Reading Archives

With this blog, I am planning to offer, as regularly as possible, critical observations on the scholarly and popular literature analyzing the nature of archives or contributing to our understanding of archives in society. I hope this blog will be of assistance to anyone, especially faculty and graduate students, interested in understanding archives and their importance to society.

Monday, February 19, 2007

Old Enthusiasms and Photography


In the continuing fascination with the purpose and meaning of public memory, photography has become a major topic of inquiry. Rob Kroes, Photographic Memories: Private Pictures, Public Images, and American History (Hanover, New Hampshire: Dartmouth College Press, University Press of New England, 2007) is a compact book with a range of insights into the nature of photography. Kroes, an American Studies professor, confesses to being interested in the challenge of trying to write about the visual, particularly photographs, in their role as mnemonic devices. He uses his own personal experience as a starting place in his book, describing how he sees family life as a photographic project marking key moments. As he contemplates the process of examining photographs, Kroes indicates, “Old enthusiasms rise again, as I am transported back to the moments I took these pictures, often remembering why I took them, what I felt taking them” (p. 24).

Kroes provides glimpses into the nature of historical research as well. When he describes doing research on a Dutch-American farming community just west of Bozeman, Montana, he relates visiting a local cemetery and taking photographs of the headstones on the graves. Back in the Netherlands he did research in the archives about the origins of these families, describing how “in my research in various Dutch archives I had also come upon collections of letters sent home by the early settlers. One such collection allowed me to follow one family in particular, from settlement in the 1890s until well into the 1920s. I came to share their daily concerns as if the letters were addressed to me. It felt as if I had become a vicarious family member. One moment was particularly gripping. The letters whose ink was fading let me in on the news that the wife was expecting a baby.

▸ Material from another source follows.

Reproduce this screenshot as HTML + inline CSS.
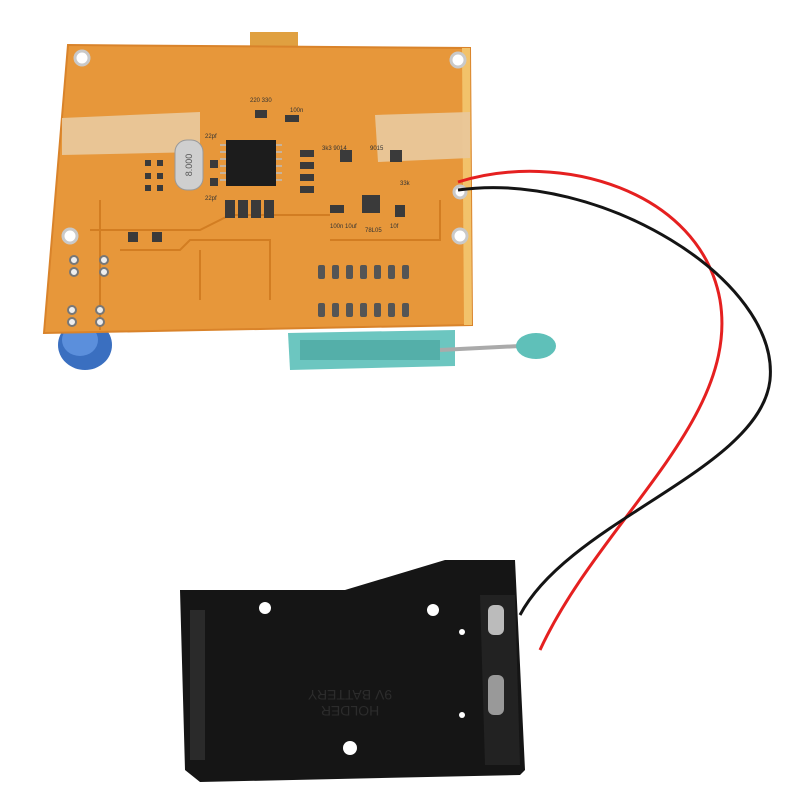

Then there is a gap in the correspondence. . . . As I could make out from later letters, the mother had died when she gave birth to the baby” (p. 31). When Kroes returned to the Gallatin Valley in Montana and was preparing for a local talk by working on his notes and slides, he made a startling discovery: “Suddenly I felt hit as if by an arrow piercing my chest. I looked at my picture of a headstone in the peaceable, quiet cemetery in the Dutch settlement. Cows were grazing in the near distance. The headstone, with a sculpted little lamb, had a name on it, still legible. I walked up to the projected image to be able to decipher the name and then stopped. It was her name, the name of the mother who had died in labor and had left her husband bereaved. She had disappeared from view only to reappear through this silent marker on her grave. I stood in tears, overcome by emotion, as if grieving for a family member that I had lost. The photograph, taken almost casually as one of a series, had forever changed meaning. It had inserted itself into my quasi-familial identification with a family far away in time and place” (p. 32). Kroes used this incident of discovery in his talk and many in the audience opened up their own private archives, memories, and stories. As he relates, “Many had diaries, sets of letters, and other documents that were in Dutch and which only I, through translation, could open for them” (p. 32).

The use of photographs by immigrants, along with letters, to maintain contact with relatives and friends is one focus of this volume. The most common immigrant photo was used as “part of highly private exchanges, meant to convey their messages within private networks of relatives and friends, They added a visual element to ongoing written exchanges and could derive their precise reading from that context” (p. 37). Although many of these photographs are in archives marking them as unidentified, we can still see that many are the products of studio portraiture “in which photography was made subservient to the creation of an illusion. The new mechanical medium reproduced for the many the pictorial aura of ease, refinement, and culture that only the wealthy could afford in the heyday of painting” (p. 38). Kroes makes some intriguing observations about the nature of immigrant photographs, the most profound of which relates them to other documentary sources: “If, in the exchanges between immigrants and their relatives and friends in the home country, photographs acquired their full meaning and sense only in a context of written words, one of two things usually happens with the passing of time. Either we find separate photographs that time has cut loose from their accompanying annotation, or we are left only with the annotation, with cryptic references in letters to pictures that originally must have been enclosed” (p. 44).

This suggests some interesting things about the descriptive words latter day archivists add to these images, but Kroes goes in a somewhat different way. He thinks we arrive at a completely different understanding of photographs: “Family photographs . . . are not pictures of the present, or records of the past; they are visions of the future” (p. 52). And for many of these photographs, this involves them being located in archives and interpreted by archivists.

His book also considers photography as historical source, ranging across stereographs, the use of Kodak cameras, photography as art, the role of iconic photographs, photography war (with an interesting discussion on the relationship of Civil War photography to Stephen Crane’s novel of that war), Cold War photography (such as Edward Steichen’s “Family of Man “ exhibition), American photographic images in Europe, and photography and 9/11 and the war on terror. Photographic Memories is a good addition to a working library on the history of photography.